__Directions for this task__
Retype only what runs from the first line of the listing to the line holding "from matplotlib.patches import Rectangle", both included. Do not retype the pictures.

__Recorded information__
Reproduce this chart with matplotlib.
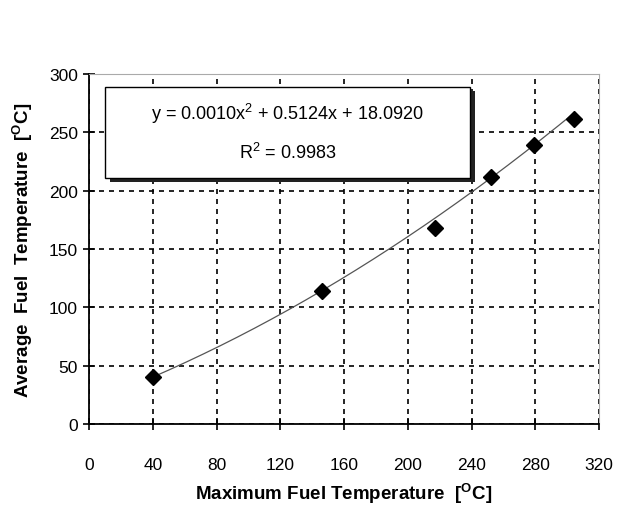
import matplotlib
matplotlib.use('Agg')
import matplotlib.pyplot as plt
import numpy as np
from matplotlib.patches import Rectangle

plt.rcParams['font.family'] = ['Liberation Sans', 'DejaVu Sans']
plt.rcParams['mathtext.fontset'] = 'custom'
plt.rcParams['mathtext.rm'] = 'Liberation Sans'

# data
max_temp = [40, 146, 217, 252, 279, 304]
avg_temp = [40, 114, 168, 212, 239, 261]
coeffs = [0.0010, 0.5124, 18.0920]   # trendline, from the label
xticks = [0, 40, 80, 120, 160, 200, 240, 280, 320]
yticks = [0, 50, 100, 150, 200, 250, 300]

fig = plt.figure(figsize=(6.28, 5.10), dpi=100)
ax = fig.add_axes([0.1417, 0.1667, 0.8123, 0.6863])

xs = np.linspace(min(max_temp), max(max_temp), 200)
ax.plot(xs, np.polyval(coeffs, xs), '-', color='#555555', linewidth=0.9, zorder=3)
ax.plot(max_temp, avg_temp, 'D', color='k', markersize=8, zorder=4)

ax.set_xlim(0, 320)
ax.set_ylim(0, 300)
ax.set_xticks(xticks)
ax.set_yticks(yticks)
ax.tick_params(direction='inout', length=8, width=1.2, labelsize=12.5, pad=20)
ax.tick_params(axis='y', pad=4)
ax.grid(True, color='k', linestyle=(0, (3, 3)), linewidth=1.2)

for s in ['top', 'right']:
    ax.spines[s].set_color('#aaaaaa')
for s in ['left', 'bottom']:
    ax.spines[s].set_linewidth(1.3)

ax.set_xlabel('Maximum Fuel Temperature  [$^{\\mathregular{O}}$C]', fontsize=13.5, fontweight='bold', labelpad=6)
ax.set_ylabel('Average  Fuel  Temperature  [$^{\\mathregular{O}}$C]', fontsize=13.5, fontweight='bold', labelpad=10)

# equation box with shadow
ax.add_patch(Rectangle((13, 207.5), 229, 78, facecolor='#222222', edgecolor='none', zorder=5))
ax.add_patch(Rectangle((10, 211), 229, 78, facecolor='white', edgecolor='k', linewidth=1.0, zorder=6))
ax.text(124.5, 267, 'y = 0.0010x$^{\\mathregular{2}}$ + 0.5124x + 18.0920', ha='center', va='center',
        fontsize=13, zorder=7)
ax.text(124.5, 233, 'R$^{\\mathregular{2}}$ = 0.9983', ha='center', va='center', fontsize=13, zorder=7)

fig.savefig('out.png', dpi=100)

__Response to this exercise__
Reproduce this chart with matplotlib.
import matplotlib
matplotlib.use('Agg')
import matplotlib.pyplot as plt
import numpy as np
from matplotlib.patches import Rectangle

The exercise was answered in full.